Norman Loeckel von der Nichtregierungsorganisation Transparency International ging beispielhaft auf den Cum/Ex-Skandal ein. 2002 und 2003 seien in Briefen an das Bundesfinanzministerium Regelungen vorgeschlagen worden, die 2007 eins zu eins in das Jahressteuergesetz übernommen worden seien. Der Cum/Ex-Skandal habe einen riesigen Steuerschaden verursacht. Wenn das damals bekannt geworden wäre, so Loeckel, hätte man „wahrscheinlich etwas kritischer auf diese Formulierung geschaut“. Die aktuelle Regelung im Gesetz würde einen Cum/Ex-Skandal nicht transparenter machen, sie hätte keine präventive Wirkung und sei kein Ersatz für den „Fußabdruck“, sagte Loeckel. Die Bundesregierung ziere sich: „Lassen Sie sich vom Bundesinnenministerium nicht auf der Nase herumtanzen“, rief er den Abgeordneten zu.
Dominik Meier von der Deutschen Gesellschaft für Politikberatung begrüßte viele Änderungen im Entwurf, kritisierte aber, dass die Ausnahme von Kirchen sowie Arbeitgeber- und Arbeitnehmerverbänden von der Regulierung des Lobbyregistergesetzes nicht angegangen werde. Den „exekutiven Fußabdruck“ hielt er für erforderlich, da müsse nachgeschärft werden. Als extrem hoch bewertete Meier den bürokratischen Aufwand, der bisher auf 65 Millionen Euro geschätzt werde, was eine immense Herausforderung sei.
Professor Andreas Polk von der Hochschule für Wirtschaft und Recht Berlin hielt es für richtig, dass die Interessengruppen ihren administrativen Aufwand selbst tragen. Wichtig sei, auch die Referenten in den Anwendungsbereich des Gesetzes einzubeziehen und die Ausnahmen für Kirchen und Arbeitgeber- und Arbeitnehmerverbände zurückzunehmen. Bei den Gutachten und Stellungnahmen sei es wichtig zu erfahren, wer mit welchen Positionen Einfluss nimmt. Aus seiner Sicht wäre es richtig, einen exekutiven und legislativen Fußabdruck zu bekommen und die Kontaktabbildung besser darzustellen.

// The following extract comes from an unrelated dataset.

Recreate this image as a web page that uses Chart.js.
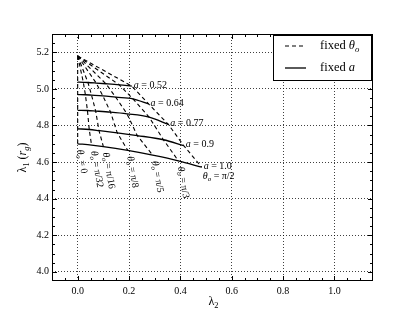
<!DOCTYPE html>
<html>
<head>
<meta charset="utf-8">
<script src="https://cdn.jsdelivr.net/npm/chart.js@4.4.0/dist/chart.umd.min.js"></script>
<style>
  html, body { margin: 0; padding: 0; background: #fff; }
  #wrap { width: 415px; height: 312px; }
</style>
</head>
<body>
<div id="wrap"><canvas id="chart" width="415" height="312"></canvas></div>
<script>
// spin values a and inclinations theta_o
var aValues = ['0.52', '0.64', '0.77', '0.9', '1.0'];
var thetaLabels = ['0', 'π/32', 'π/16', 'π/8', 'π/5', 'π/3', 'π/2'];

// common point at a = 0
var apexLam2 = 0.0;
var apexLam1 = 5.18;

// lambda2 / lambda1 along each fixed-a curve, one value per theta_o
var lam2A052 = [0.000, 0.022, 0.040, 0.072, 0.110, 0.162, 0.211];
var lam1A052 = [5.037, 5.036, 5.035, 5.032, 5.028, 5.022, 5.015];
var lam2A064 = [0.000, 0.030, 0.054, 0.098, 0.148, 0.215, 0.276];
var lam1A064 = [4.969, 4.968, 4.966, 4.962, 4.955, 4.946, 4.918];
var lam2A077 = [0.000, 0.038, 0.070, 0.128, 0.192, 0.278, 0.353];
var lam1A077 = [4.883, 4.882, 4.879, 4.873, 4.864, 4.846, 4.806];
var lam2A090 = [0.000, 0.045, 0.083, 0.154, 0.232, 0.334, 0.413];
var lam1A090 = [4.782, 4.778, 4.772, 4.760, 4.745, 4.722, 4.690];
var lam2A100 = [0.000, 0.054, 0.100, 0.195, 0.292, 0.392, 0.483];
var lam1A100 = [4.700, 4.693, 4.685, 4.664, 4.638, 4.607, 4.572];

var xTicksMajor = [0.0, 0.2, 0.4, 0.6, 0.8, 1.0];
var yTicksMajor = [4.0, 4.2, 4.4, 4.6, 4.8, 5.0, 5.2];

var FONT = '"Liberation Serif", "DejaVu Serif", serif';

var lam2Rows = [lam2A052, lam2A064, lam2A077, lam2A090, lam2A100];
var lam1Rows = [lam1A052, lam1A064, lam1A077, lam1A090, lam1A100];

var datasets = [];

// fixed a (solid)
lam2Rows.forEach(function (row, i) {
  datasets.push({
    label: 'a = ' + aValues[i],
    data: row.map(function (x, j) { return {x: x, y: lam1Rows[i][j]}; }),
    borderColor: '#000',
    borderWidth: 1.3,
    cubicInterpolationMode: 'monotone',
    kind: 'a'
  });
});

// fixed theta_o (dashed), from the a = 0 point outward
thetaLabels.forEach(function (lab, j) {
  var pts = [{x: apexLam2, y: apexLam1}];
  lam2Rows.forEach(function (row, i) {
    pts.push({x: row[j], y: lam1Rows[i][j]});
  });
  datasets.push({
    label: 'θo = ' + lab,
    data: pts,
    borderColor: '#000',
    borderWidth: 1.1,
    borderDash: [4, 3],
    tension: 0,
    kind: 'theta'
  });
});

function isIn(list, v) {
  return list.some(function (m) { return Math.abs(m - v) < 1e-6; });
}

function drawRich(ctx, parts, x, y, size) {
  var cx = x;
  parts.forEach(function (p) {
    var sub = p[1].indexOf('s') >= 0;
    var fs = sub ? size * 0.7 : size;
    ctx.font = (p[1].indexOf('i') >= 0 ? 'italic ' : '') + fs + 'px ' + FONT;
    ctx.fillText(p[0], cx, sub ? y + size * 0.28 : y);
    cx += ctx.measureText(p[0]).width;
  });
  return cx - x;
}

function richWidth(ctx, parts, size) {
  var w = 0;
  parts.forEach(function (p) {
    var sub = p[1].indexOf('s') >= 0;
    ctx.font = (p[1].indexOf('i') >= 0 ? 'italic ' : '') + (sub ? size * 0.7 : size) + 'px ' + FONT;
    w += ctx.measureText(p[0]).width;
  });
  return w;
}

var decorPlugin = {
  id: 'decor',
  afterDatasetsDraw: function (chart) {
    var ctx = chart.ctx, xs = chart.scales.x, ys = chart.scales.y;
    ctx.save();
    ctx.fillStyle = '#000';
    ctx.textAlign = 'left';
    ctx.textBaseline = 'middle';

    // a labels at the end of each solid curve
    lam2Rows.forEach(function (row, i) {
      var n = row.length - 1;
      var px = xs.getPixelForValue(row[n]) + 2;
      var py = ys.getPixelForValue(lam1Rows[i][n]) - 1;
      drawRich(ctx, [['a', 'i'], [' = ' + aValues[i], '']], px, py, 10);
    });

    // theta labels under each dashed line
    thetaLabels.forEach(function (lab, j) {
      var px = xs.getPixelForValue(lam2A100[j]);
      var py = ys.getPixelForValue(lam1A100[j]);
      var parts = [['θ', 'i'], ['o', 'is'], [' = ' + lab, '']];
      if (j === thetaLabels.length - 1) {
        drawRich(ctx, parts, px + 1, py + 9, 10);
      } else {
        ctx.save();
        ctx.translate(px + 2, py + 6);
        ctx.rotate(80 * Math.PI / 180);
        drawRich(ctx, parts, 0, 0, 10);
        ctx.restore();
      }
    });
    ctx.restore();
  },
  afterDraw: function (chart) {
    var ctx = chart.ctx, a = chart.chartArea, xs = chart.scales.x, ys = chart.scales.y;
    ctx.save();
    ctx.strokeStyle = '#000';
    ctx.lineWidth = 1;

    // frame
    ctx.strokeRect(a.left + 0.5, a.top + 0.5, a.right - a.left - 1, a.bottom - a.top - 1);

    // inward ticks on all sides
    ctx.beginPath();
    xs.ticks.forEach(function (t) {
      var px = Math.round(xs.getPixelForValue(t.value)) + 0.5;
      if (px <= a.left + 1 || px >= a.right - 1) return;
      var len = isIn(xTicksMajor, t.value) || Math.abs(t.value * 5 - Math.round(t.value * 5)) < 1e-6 ? 5 : 3;
      ctx.moveTo(px, a.bottom); ctx.lineTo(px, a.bottom - len);
      ctx.moveTo(px, a.top); ctx.lineTo(px, a.top + len);
    });
    ys.ticks.forEach(function (t) {
      var py = Math.round(ys.getPixelForValue(t.value)) + 0.5;
      if (py <= a.top + 1 || py >= a.bottom - 1) return;
      var len = isIn(yTicksMajor, t.value) ? 5 : 3;
      ctx.moveTo(a.left, py); ctx.lineTo(a.left + len, py);
      ctx.moveTo(a.right, py); ctx.lineTo(a.right - len, py);
    });
    ctx.stroke();

    // legend box
    var bw = 98, bh = 45;
    var bx = a.right - 2 - bw, by = a.top + 1;
    ctx.fillStyle = '#fff';
    ctx.fillRect(bx, by, bw, bh);
    ctx.strokeRect(bx + 0.5, by + 0.5, bw, bh);

    var rows = [
      {dash: [4, 3], width: 1.1, parts: [['fixed ', ''], ['θ', 'i'], ['o', 'is']]},
      {dash: [], width: 1.3, parts: [['fixed ', ''], ['a', 'i']]}
    ];
    rows.forEach(function (r, k) {
      var ry = by + 11 + k * 22;
      ctx.beginPath();
      ctx.setLineDash(r.dash);
      ctx.lineWidth = r.width;
      ctx.moveTo(bx + 12, ry); ctx.lineTo(bx + 33, ry);
      ctx.stroke();
      ctx.setLineDash([]);
      ctx.fillStyle = '#000';
      ctx.textAlign = 'left';
      ctx.textBaseline = 'middle';
      drawRich(ctx, r.parts, bx + 47, ry, 12.5);
    });

    // axis titles
    ctx.fillStyle = '#000';
    ctx.textBaseline = 'middle';
    var xt = [['λ', ''], ['2', 's']];
    var w = richWidth(ctx, xt, 12);
    drawRich(ctx, xt, (a.left + a.right) / 2 - w / 2 + 1, 302, 12);

    var yt = [['λ', ''], ['1', 's'], [' (', ''], ['r', 'i'], ['g', 'is'], [')', '']];
    ctx.save();
    ctx.translate(23, (a.top + a.bottom) / 2);
    ctx.rotate(-Math.PI / 2);
    w = richWidth(ctx, yt, 12);
    drawRich(ctx, yt, -w / 2, 0, 12);
    ctx.restore();

    ctx.restore();
  }
};

Chart.defaults.font.family = FONT;
Chart.defaults.font.size = 10;
Chart.defaults.color = '#000';

var chart = new Chart(document.getElementById('chart'), {
  type: 'scatter',
  data: {datasets: datasets},
  options: {
    responsive: false,
    animation: false,
    showLine: true,
    layout: {padding: {top: 34, right: 42, left: 0, bottom: 0}},
    elements: {point: {radius: 0, hoverRadius: 0}},
    plugins: {legend: {display: false}, tooltip: {enabled: false}},
    events: [],
    scales: {
      x: {
        type: 'linear',
        min: -0.1,
        max: 1.15,
        afterFit: function (s) { s.height = 31; },
        ticks: {
          stepSize: 0.05,
          autoSkip: false,
          maxRotation: 0,
          padding: 4,
          callback: function (v) { return isIn(xTicksMajor, v) ? v.toFixed(1) : ''; }
        },
        grid: {
          drawTicks: false,
          lineWidth: 1,
          color: function (c) { return c.tick && isIn(xTicksMajor, c.tick.value) ? 'rgba(0,0,0,0.75)' : 'rgba(0,0,0,0)'; }
        },
        border: {display: false, dash: [1, 2]}
      },
      y: {
        type: 'linear',
        min: 3.95,
        max: 5.3,
        afterFit: function (s) { s.width = 52; },
        ticks: {
          stepSize: 0.05,
          autoSkip: false,
          padding: 3,
          callback: function (v) { return isIn(yTicksMajor, v) ? v.toFixed(1) : ''; }
        },
        grid: {
          drawTicks: false,
          lineWidth: 1,
          color: function (c) { return c.tick && isIn(yTicksMajor, c.tick.value) ? 'rgba(0,0,0,0.75)' : 'rgba(0,0,0,0)'; }
        },
        border: {display: false, dash: [1, 2]}
      }
    }
  },
  plugins: [decorPlugin]
});
</script>
</body>
</html>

Professor Philipp Austermann von der Hochschule des Bundes für öffentliche Verwaltung sagte, er habe den Eindruck, dass diejenigen, die Spenden bekommen, gegenüber denjenigen, deren Interessenvertretung aus anderen Mitteln bezahlt wird, bevorzugt werden, ohne dass ein Grund dafür erkennbar sei. Es solle möglicherweise versucht werden, den spendenfinanzierten Lobbyismus besserzustellen.
Professor Ulrich Battis von der Humboldt-Universität zu Berlin unterstrich, dass Transparenz und Partizipation Kernbegriffe des Demokratieprinzips seien. Sowohl der exekutivische als auch der legislativische Fußabdruck seien Einschränkungen. Die vorgeschlagenen Regelungen im Koalitionsentwurf hielt Battis für geeignet. Ob im Einzelnen noch etwas zurückzunehmen sei, sei eine Frage der Gesetzgebungstätigkeit. Gegenstand der Anhörung waren auch ein Gesetzentwurf der AfD-Fraktion zur Änderung des Lobbyregistergesetzes (20/1322) und ein Antrag der Fraktion Die Linke für eine unabhängige Prüfinstanz für Lobbytransparenz und die Offenlegung von Lobbykontakten (20/288).